TIME FOR UNCLE DONALD TO MOVE MORE QUICKLY
One of the campaign promises of the PPPC was a review of the VAT. And one of the first significant policy acts of the Donald Ramotar administration was to appoint a three-man committee to examine this issue.
Unfortunately, no review has been completed because one of the members of the three man team took ill. These things happen; they are part of the unpredictability of life and therefore we have to accept the reality that the work of the committee was stymied because of the illness of one of the appointees.
In the circumstances, the campaign promise remains unfulfilled. The promise was not for a reduction but for a review. It therefore needs to be asked, ‘a review towards what end?’
Since the basic premise behind the decision to review the VAT was the perception that VAT was fueling the high cost of living, then ways of ensuring that VAT brings further relief to the poor man should be the primary term of reference for the committee entrusted with reviewing this tax system.
It would be inexcusable if the private sector were to end up as the winners of any review of the VAT. It simply is not going to sit well with the general public.
Any overall reduction in the VAT rate will benefit the rich far more than the poor and the working class needs a guarantee that any review will be aimed at helping them and not the rich.
It is therefore hoped that in writing the terms of reference of the review committee, priority attention will be given towards cost of living relief for the poor. It is also hoped that a review will be undertaken of the efficiency of the collection of this tax to see whether the Guyana Revenue Authority has been effective in enforcing the relevant laws. In addition, it needs to be determined whether there are any loopholes that the rich businessmen can exploit.
It is against this background that there is a need to appoint someone with an academic and working class background to replace the member of the review team that has fallen ill. A name that immediately springs to mind is Dr. Clive Thomas. He should be asked to replace the gentleman who has fallen ill.
He is a capable choice. He has the academic qualifications for the job and he has written a fair bit on the tax system. His background as an economist will also bring a new perspective to the review team which formerly comprised accountants and a business executive. A person of Dr. Thomas’s background will also ensure that working class interests are not shut out from consideration.
If on the other hand Dr. Thomas refuses, then the government may consider another eminent Caribbean economist, Dr. Compton Bourne to fill the void. If he too refuses, then it should ask Mr. Ramon Gaskin.

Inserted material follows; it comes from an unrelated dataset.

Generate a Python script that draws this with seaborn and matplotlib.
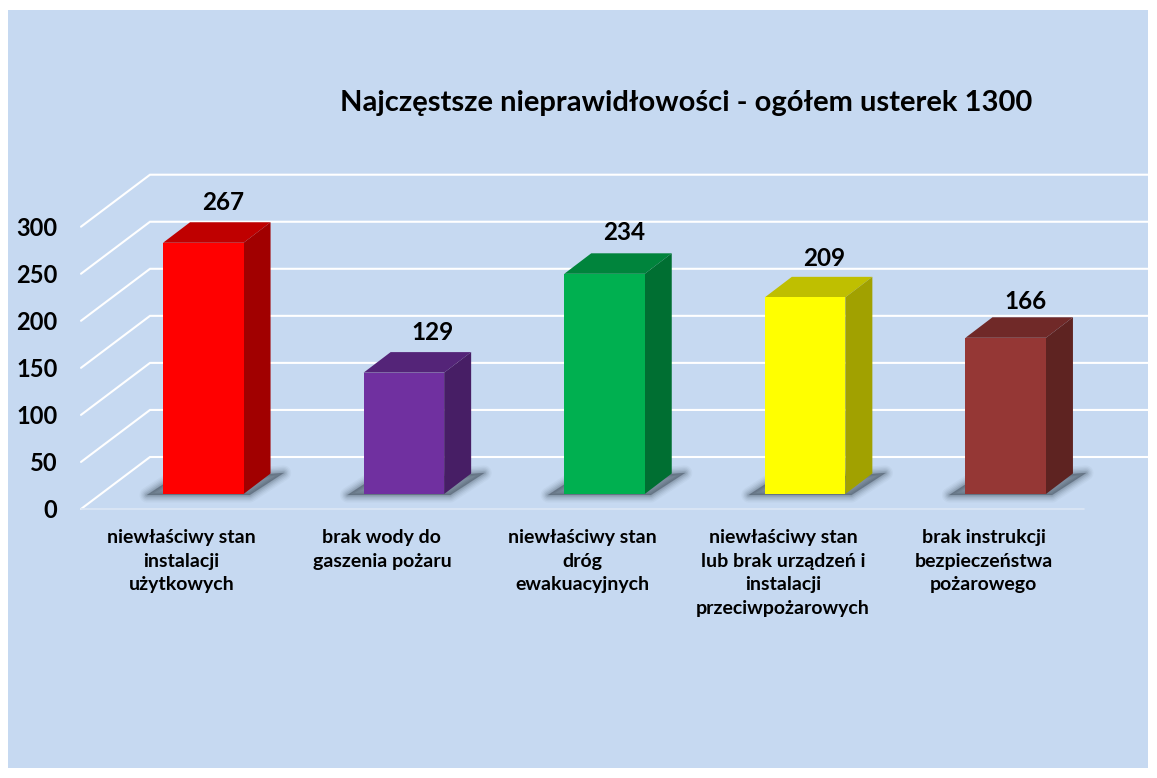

The committee to review the VAT needs to be fully constituted and begin its work. The government is going to come under serious criticism if after one year after the PPPC took office this review of the VAT has not been completed. There is no need for this issue to become another controversy.
Already there is something brewing over the issue of an investigation into alleged irregularities involving the procurement of a boat for the Guyana Police Force.
President Donald Ramotar needs to take this matter in hand and constitute a small probe team to investigate the circumstances of why this matter has allegedly been hushed up and who was behind any such action.
There is equally no need for this matter to also become another controversy. The President should allow the chips to fall wherever they have to fall.
There is need for this issue to join the many others over which the PPP’s handling should be brought under the microscope. If it was mishandled in the past, then the past needs to be put behind and steps should be taken to ensure that the right thing is done.
This can only happen through the establishment of a credible probe team. Perhaps Mr. Ramon Gaskin can be asked to head such a probe so as to ensure there is no further controversy over this matter.
The President has warmed the seat of Executive power for near to eight months during which time little has been accomplished. It is time for decisive action.
It is time for the President to step out and take some risks. The country is looking for strong, firm and decisive action from the President. It is about time he quickens his steps and get things moving.